Potential Drawbacks of Skipping the Foundation
There is a "pre-requisite risk" to skipping the introductory course. If a student earns a 3 on the AP exam—which is technically a "passing" score—they may still have significant gaps in their understanding compared to a student who took the college course and earned an A. Advanced college courses assume a very high level of fluency in the introductory material. If the AP student’s knowledge has faded over the summer, they may find themselves struggling in an upper-level seminar where the professor expects them to immediately apply Weber’s Least Cost Theory to a new case study. For students intending to major in Geography, some advisors actually recommend "retaking" the intro course at the university level to build a stronger relationship with the department faculty and ensure a rock-solid foundation.
Student Experiences and Professor Perspectives
Testimonials from Students Who Took Both
Students who have experienced both the AP classroom and the college lecture hall often report that the AP course felt "busier" but the college course felt "heavier." One common sentiment is that the AP teacher acted as a coach, helping them navigate the material, while the college professor acted as a gatekeeper of knowledge. Students frequently note that the multi-choice section of the AP exam was more difficult than their college midterms because of the specific way the College Board phrases questions. However, they also mention that the college finals required a much deeper level of original thought and synthesis than the AP FRQs, which often felt like "filling in the blanks" of a pre-set rubric once they learned the "AP style" of writing.
What College Geography Professors Say About AP Prep
University faculty generally have a mixed view of AP credit. On one hand, they appreciate that AP students arrive with a baseline vocabulary and an understanding of spatial distribution. They find that these students are more comfortable with maps and data sets than those who had no geography in high school. On the other hand, some professors worry that the AP curriculum focuses too much on "models" as absolute truths rather than as flawed tools for analysis. A professor might find it frustrating when a student insists on using the Rostow Model to explain development without acknowledging its 1960s Cold War context. The consensus among faculty is that APHG is excellent at teaching "what" and "where," but college is where they truly learn the "so what?"
Adapting from the AP Mindset to College Expectations
The final hurdle for an AP veteran is shifting from a "test-prep" mindset to an "inquiry-based" mindset.

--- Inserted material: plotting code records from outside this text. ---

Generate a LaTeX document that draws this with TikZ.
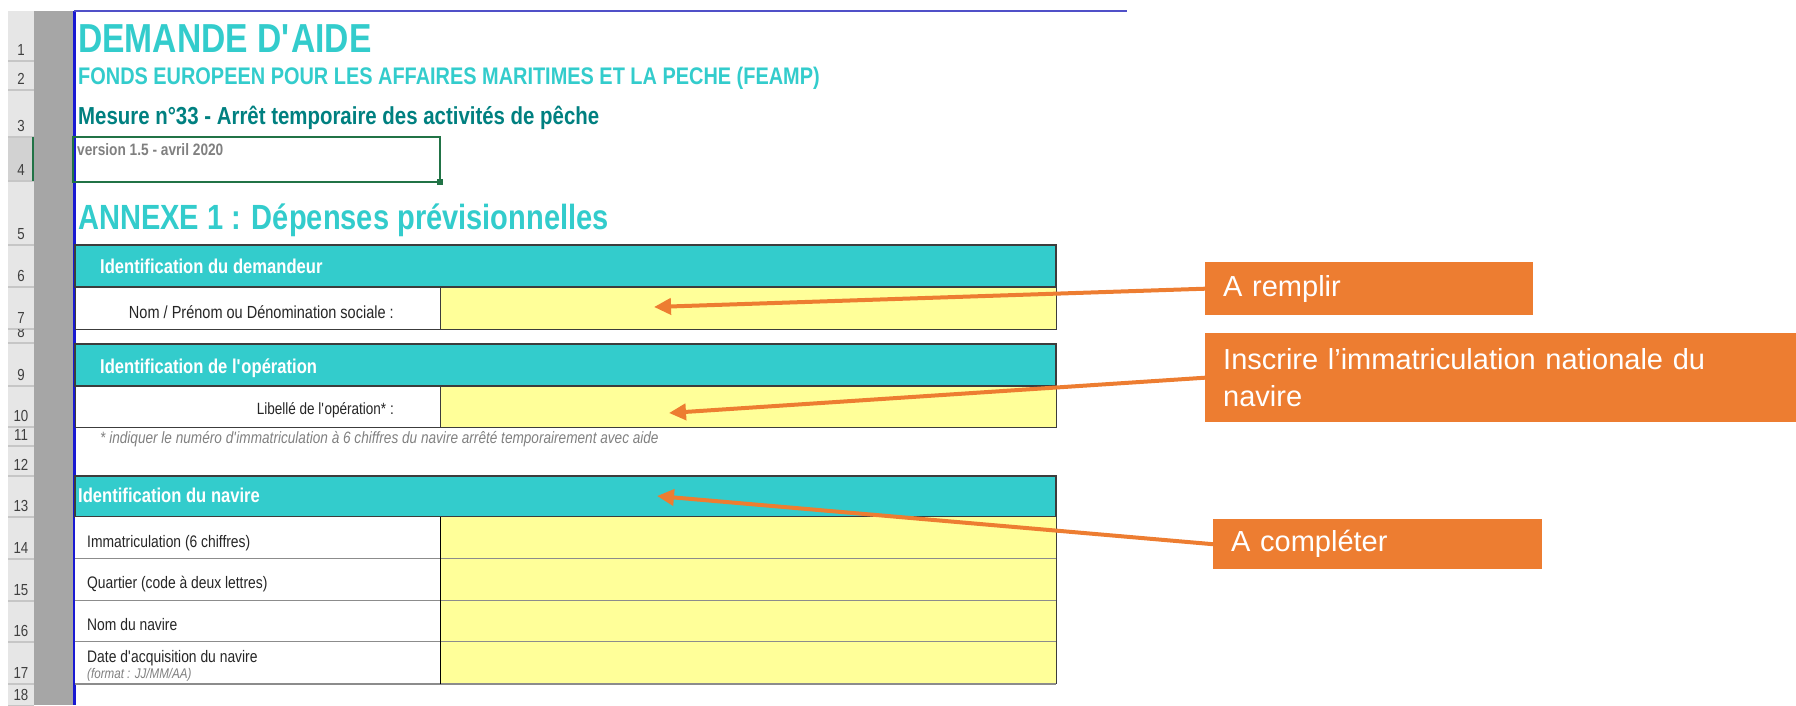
\documentclass[tikz,border=0pt]{standalone}
\usepackage{fontspec}
\setmainfont{Liberation Sans}
\newfontfamily\xlfont[FakeStretch=0.83]{Liberation Sans}
\usetikzlibrary{arrows.meta}

\definecolor{xlteal}{RGB}{51,204,204}
\definecolor{xldarkteal}{RGB}{0,128,128}
\definecolor{xlyellow}{RGB}{255,255,153}
\definecolor{xlgreen}{RGB}{33,115,70}
\definecolor{xlblue}{RGB}{25,25,210}
\definecolor{xltopline}{RGB}{80,80,200}
\definecolor{rowhead}{RGB}{230,230,230}
\definecolor{rowsel}{RGB}{210,210,210}
\definecolor{rowline}{RGB}{198,198,198}
\definecolor{sheetgray}{RGB}{166,166,166}
\definecolor{cellline}{RGB}{60,60,60}
\definecolor{notegray}{RGB}{128,128,128}
\definecolor{callorange}{RGB}{237,125,49}

\newcommand\xlsize[1]{\xlfont\fontsize{#1}{#1}\selectfont}

\tikzset{
  xltext/.style={inner sep=0pt, anchor=base west},
  hdr/.style={fill=xlteal, draw=cellline, line width=1.5pt},
  hdrtxt/.style={xltext, text=white, font=\xlsize{20}\bfseries},
  lbl/.style={fill=white, draw=cellline, line width=1pt},
  inp/.style={fill=xlyellow, draw=cellline, line width=1pt},
  lbltxt/.style={xltext, text=black!85, font=\xlsize{16.7}},
  rownum/.style={inner sep=0pt, text=black!75, font=\xlsize{16}},
  callout/.style={fill=callorange, text=white, anchor=north west, inner xsep=18pt,
    inner ysep=0pt, align=left, font=\fontsize{29}{37}\selectfont},
  pointer/.style={draw=callorange, line width=4pt, -{Triangle[length=17pt,width=16pt]}},
}

\begin{document}
\begin{tikzpicture}[x=1pt, y=-1pt]
  \useasboundingbox (0,0) rectangle (1796,705);

  % sheet margin and row headers
  \fill[sheetgray] (34,11) rectangle (73,705);
  \fill[rowhead] (8,11) rectangle (34,705);
  \fill[rowsel] (8,137) rectangle (34,181);
  \foreach \n/\top/\bot in {1/11/61, 2/61/90, 3/90/137, 4/137/181, 5/181/245, 6/245/287,
      7/287/329, 8/329/343, 9/343/386, 10/386/427, 11/427/446, 12/446/476, 13/476/517,
      14/517/559, 15/559/601, 16/601/642, 17/642/684, 18/684/706} {
    \begin{scope}
      \clip (8,\top) rectangle (34,\bot);
      \node[rownum, anchor=base] (r\n) at (21,\bot-6) {\n};
    \end{scope}
    \draw[rowline, line width=1.2pt] (8,\bot) -- (34,\bot);
  }
  \draw[xlgreen, line width=2pt] (33,137) -- (33,181);
  \draw[xlblue, line width=2.5pt] (74.5,11) -- (74.5,705);
  \draw[xltopline, line width=2.2pt] (74,11) -- (1127,11);

  % titles
  \node[xltext, text=xlteal, font=\xlsize{40.5}\bfseries] (titre) at (78,52) {DEMANDE D\textquotesingle AIDE};
  \node[xltext, text=xlteal, font=\xlsize{24}\bfseries] (fonds) at (78,84)
    {FONDS EUROPEEN POUR LES AFFAIRES MARITIMES ET LA PECHE (FEAMP)};
  \node[xltext, text=xldarkteal, font=\xlsize{24.6}\bfseries] (mesure) at (78,124)
    {Mesure n°33 - Arrêt temporaire des activités de pêche};
  \draw[xlgreen, line width=2pt] (73,137) rectangle (440,182);
  \fill[xlgreen] (437,179) rectangle (443,185);
  \node[xltext, text=notegray, font=\xlsize{16.5}\bfseries] (version) at (77,155) {version 1.5 - avril 2020};
  \node[xltext, text=xlteal, font=\xlsize{35}\bfseries] (annexe) at (78,229)
    {ANNEXE 1 : Dépenses prévisionnelles};

  % demandeur
  \draw[hdr] (75,245) rectangle (1056,287);
  \node[hdrtxt] (hdem) at (100,273) {Identification du demandeur};
  \draw[lbl] (75,287) rectangle (440,329);
  \draw[inp] (440,287) rectangle (1056,329);
  \node[lbltxt, anchor=base east, font=\xlsize{17.5}] (nom) at (394,318) {Nom / Prénom ou Dénomination sociale :};

  % operation
  \draw[hdr] (75,344) rectangle (1056,386);
  \node[hdrtxt] (hop) at (100,373) {Identification de l\textquotesingle opération};
  \draw[lbl] (75,386) rectangle (440,427);
  \draw[inp] (440,386) rectangle (1056,427);
  \node[lbltxt, anchor=base east, font=\xlsize{16.3}] (libelle) at (394,414) {Libellé de l\textquotesingle opération* :};
  \node[xltext, text=notegray, font=\xlsize{16.4}\itshape] (note) at (100,443)
    {* indiquer le numéro d\textquotesingle immatriculation à 6 chiffres du navire arrêté temporairement avec aide};

  % navire
  \draw[hdr] (75,476) rectangle (1056,517);
  \node[hdrtxt] (hnav) at (78,502) {Identification du navire};
  \foreach \top/\bot/\base/\txt/\nm in {517/559/547/{Immatriculation (6 chiffres)}/immat,
      559/601/588/{Quartier (code à deux lettres)}/quartier, 601/642/630/{Nom du navire}/nomnav,
      642/684/662/{Date d\textquotesingle acquisition du navire}/date} {
    \fill[white] (75,\top) rectangle (440,\bot);
    \fill[xlyellow] (440,\top) rectangle (1056,\bot);
    \draw[black!45, line width=1.2pt] (75,\bot) -- (1056,\bot);
    \node[lbltxt] (\nm) at (87,\base) {\txt};
  }
  \node[xltext, text=notegray, font=\xlsize{14}\itshape] (format) at (87,678) {(format : JJ/MM/AA)};
  \draw[black, line width=1pt] (440,517) -- (440,684);
  \draw[cellline, line width=1pt] (1056,517) -- (1056,684);

  % callouts
  \node[callout, text width=292pt, minimum height=53pt] (rempl) at (1205,262) {A remplir};
  \node[callout, text width=555pt, minimum height=89pt] (inscr) at (1205,333)
    {Inscrire l’immatriculation nationale du\\navire};
  \node[callout, text width=293pt, minimum height=50pt] (compl) at (1213,519) {A compléter};

  \coordinate (tipnom) at (654,307);
  \coordinate (tiplib) at (669,413);
  \coordinate (tipnav) at (657,496);
  \draw[pointer] (rempl.west) -- (tipnom);
  \draw[pointer] (inscr.west) -- (tiplib);
  \draw[pointer] (compl.west) -- (tipnav);
\end{tikzpicture}
\end{document}
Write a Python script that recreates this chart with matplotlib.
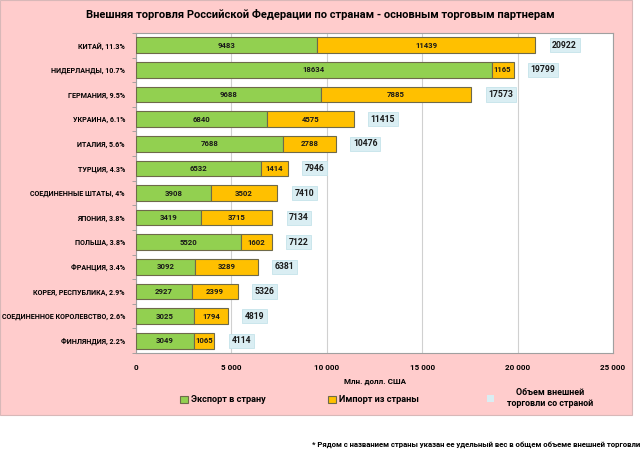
import numpy as np
import matplotlib
matplotlib.use("Agg")
import matplotlib.pyplot as plt
from matplotlib.patches import Patch, Rectangle

plt.rcParams['font.family'] = ['Roboto', 'DejaVu Sans']

# Data
countries = ["КИТАЙ, 11.3%", "НИДЕРЛАНДЫ, 10.7%", "ГЕРМАНИЯ, 9.5%", "УКРАИНА, 6.1%",
             "ИТАЛИЯ, 5.6%", "ТУРЦИЯ, 4.3%", "СОЕДИНЕННЫЕ ШТАТЫ, 4%", "ЯПОНИЯ, 3.8%",
             "ПОЛЬША, 3.8%", "ФРАНЦИЯ, 3.4%", "КОРЕЯ, РЕСПУБЛИКА, 2.9%",
             "СОЕДИНЕННОЕ КОРОЛЕВСТВО, 2.6%", "ФИНЛЯНДИЯ, 2.2%"]
export = [9483, 18634, 9688, 6840, 7688, 6532, 3908, 3419, 5520, 3092, 2927, 3025, 3049]
imports = [11439, 1165, 7885, 4575, 2788, 1414, 3502, 3715, 1602, 3289, 2399, 1794, 1065]
totals = [20922, 19799, 17573, 11415, 10476, 7946, 7410, 7134, 7122, 6381, 5326, 4819, 4114]
xticks = [0, 5000, 10000, 15000, 20000, 25000]
xtick_labels = ["0", "5 000", "10 000", "15 000", "20 000", "25 000"]

green = "#92D050"
orange = "#FFC000"
cyan = "#DAEEF3"
edge = "#6E6A4A"

fig = plt.figure(figsize=(6.4, 4.49), dpi=100)
fig.patches.append(Rectangle((0, 1 - 415 / 449), 632 / 640, 415 / 449,
                             transform=fig.transFigure, facecolor="#FFCCCC",
                             edgecolor="#D8B8B8", linewidth=0.8, zorder=-10))

ax = fig.add_axes([136 / 640, 1 - 353 / 449, (613 - 136) / 640, (353 - 33) / 449])
ax.set_facecolor("white")

y = np.arange(len(countries))
h = 0.64
ax.barh(y, export, h, color=green, edgecolor=edge, linewidth=0.8, zorder=3)
ax.barh(y, imports, h, left=export, color=orange, edgecolor=edge, linewidth=0.8, zorder=3)

for i in range(len(countries)):
    ax.text(export[i] / 2, i, str(export[i]), ha="center", va="center",
            fontsize=5.6, fontweight="bold", color="#1a1a1a", zorder=4)
    ax.text(export[i] + imports[i] / 2, i, str(imports[i]), ha="center", va="center",
            fontsize=5.6, fontweight="bold", color="#1a1a1a", zorder=4)
    ax.annotate(str(totals[i]), xy=(totals[i], i), xytext=(17, 0), textcoords="offset pixels",
                ha="left", va="center", fontsize=6.2, fontweight="bold", color="#1a1a1a",
                bbox=dict(boxstyle="square,pad=0.3", facecolor=cyan, edgecolor="#C5E3EA",
                          linewidth=0.6), zorder=4)

ax.set_xlim(0, 25000)
ax.set_ylim(len(countries) - 0.5, -0.5)
ax.set_xticks(xticks)
ax.set_xticklabels(xtick_labels, fontsize=5.8, fontweight="bold")
ax.set_yticks(y)
ax.set_yticklabels(countries, fontsize=5.1, fontweight="bold")
ax.set_yticks(np.arange(len(countries) + 1) - 0.5, minor=True)
ax.tick_params(axis="y", which="major", length=0, pad=8)
ax.tick_params(axis="y", which="minor", length=3, color="#999999")
ax.tick_params(axis="x", length=0, pad=8)
ax.grid(axis="x", color="#D0D0D0", linewidth=0.8, zorder=0)
for s in ax.spines.values():
    s.set_color("#A0A0A0")
ax.set_xlabel("Млн. долл. США", fontsize=5.8, fontweight="bold", labelpad=5)

fig.text(0.5, 1 - 15 / 449, "Внешняя торговля Российской Федерации по странам - основным торговым партнерам",
         ha="center", va="center", fontsize=8.0, fontweight="bold")

handles = [Patch(facecolor=green, edgecolor=edge, linewidth=0.8),
           Patch(facecolor=orange, edgecolor=edge, linewidth=0.8)]
labels = ["Экспорт в страну", "Импорт из страны"]
leg1 = fig.legend(handles, labels, ncol=2, loc="center left",
                  bbox_to_anchor=(172 / 640, 1 - 400 / 449),
                  frameon=False, prop=dict(size=6.6, weight="bold"), handlelength=0.8,
                  handleheight=0.8, handletextpad=0.4, columnspacing=6.8)
leg2 = fig.legend([Patch(facecolor=cyan, edgecolor="none")],
                  ["Объем внешней\nторговли со страной"], loc="center left",
                  bbox_to_anchor=(479 / 640, 1 - 398 / 449),
                  frameon=False, prop=dict(size=6.4, weight="bold"), handlelength=0.8,
                  handleheight=0.8, handletextpad=1.4)
for t in leg2.get_texts():
    t.set_multialignment("center")

fig.text(640 / 640, 1 - 445 / 449,
         "* Рядом с названием страны указан ее удельный вес в общем объеме внешней торговли",
         ha="right", va="center", fontsize=5.6, fontweight="bold")

plt.savefig("out.png", dpi=100)
plt.close()
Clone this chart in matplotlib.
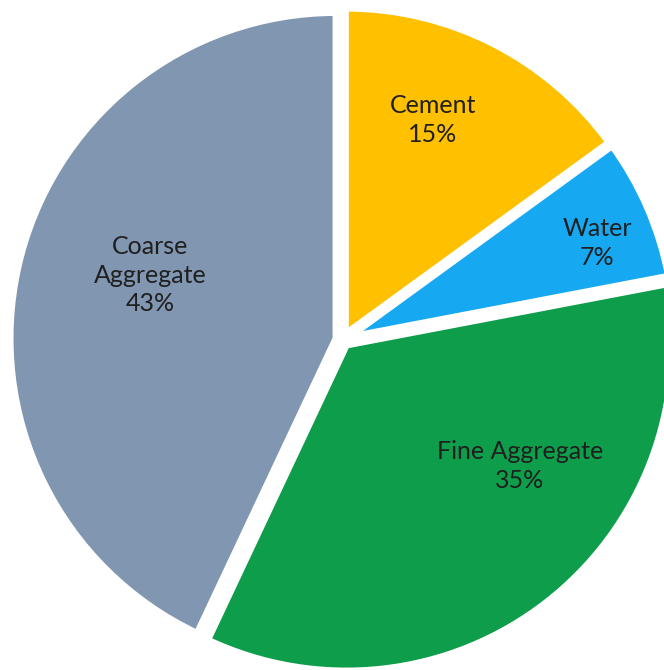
import matplotlib
matplotlib.use("Agg")
import matplotlib.pyplot as plt
import numpy as np

# data
labels = ["Cement", "Water", "Fine Aggregate", "Coarse\nAggregate"]
shares = [15, 7, 35, 43]
colors = ["#FFC000", "#17A8F2", "#0E9D4B", "#8196B0"]

# where each label sits (angle in degrees, distance as fraction of radius)
label_ang = [67.6, 20.8, -35.4, 161.4]
label_r = [0.729, 0.836, 0.668, 0.623]

fig = plt.figure(figsize=(6.64, 6.70), dpi=100)
ax = fig.add_axes([0, 0, 1, 1])

wedges, _ = ax.pie(shares, colors=colors, startangle=90, counterclock=False,
                   explode=[0.02] * 4,
                   wedgeprops=dict(edgecolor="white", linewidth=5))

for lab, val, a, r in zip(labels, shares, label_ang, label_r):
    x = r * np.cos(np.radians(a))
    y = r * np.sin(np.radians(a))
    ax.text(x, y, "%s\n%d%%" % (lab, val), ha="center", va="center",
            fontsize=18, color="#1f1f1f", family="Lato", linespacing=1.3)

ax.set_aspect("equal")
ax.set_xlim(-1.0503, 0.9865)
ax.set_ylim(-1.0126, 1.0426)
ax.axis("off")

fig.savefig("out.png", dpi=100)
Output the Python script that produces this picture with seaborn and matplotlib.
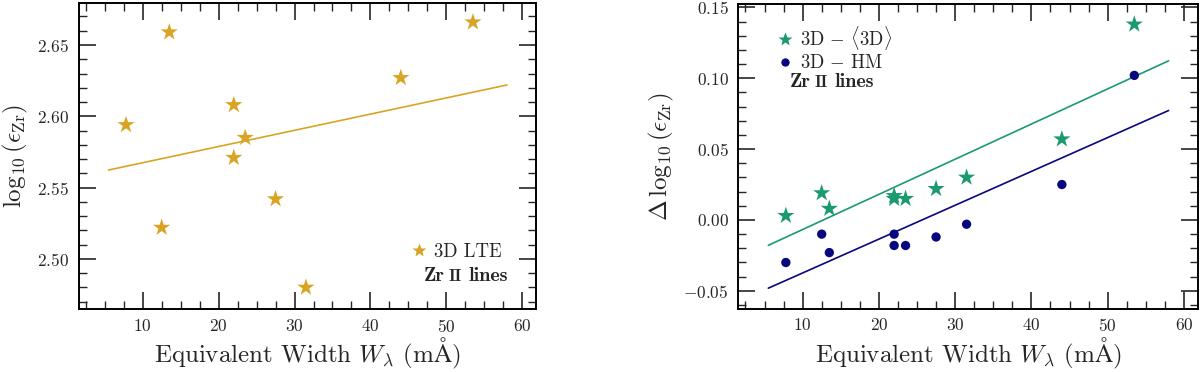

In the AP world, the goal is to score a 5. Every piece of information is filtered through the lens of: "Will this be on the exam?" In college, the goal is to contribute to a scholarly conversation. This requires a shift from passive consumption of a textbook to active critique of academic journals. Successful students use their AP foundation as a springboard. They take the quantitative skills they learned—like calculating Crude Birth Rate (CBR) or interpreting a Gini Coefficient—and use them to fuel their own independent research projects. The transition is not just about handling a harder workload, but about becoming a producer of geographic knowledge rather than just a consumer of it.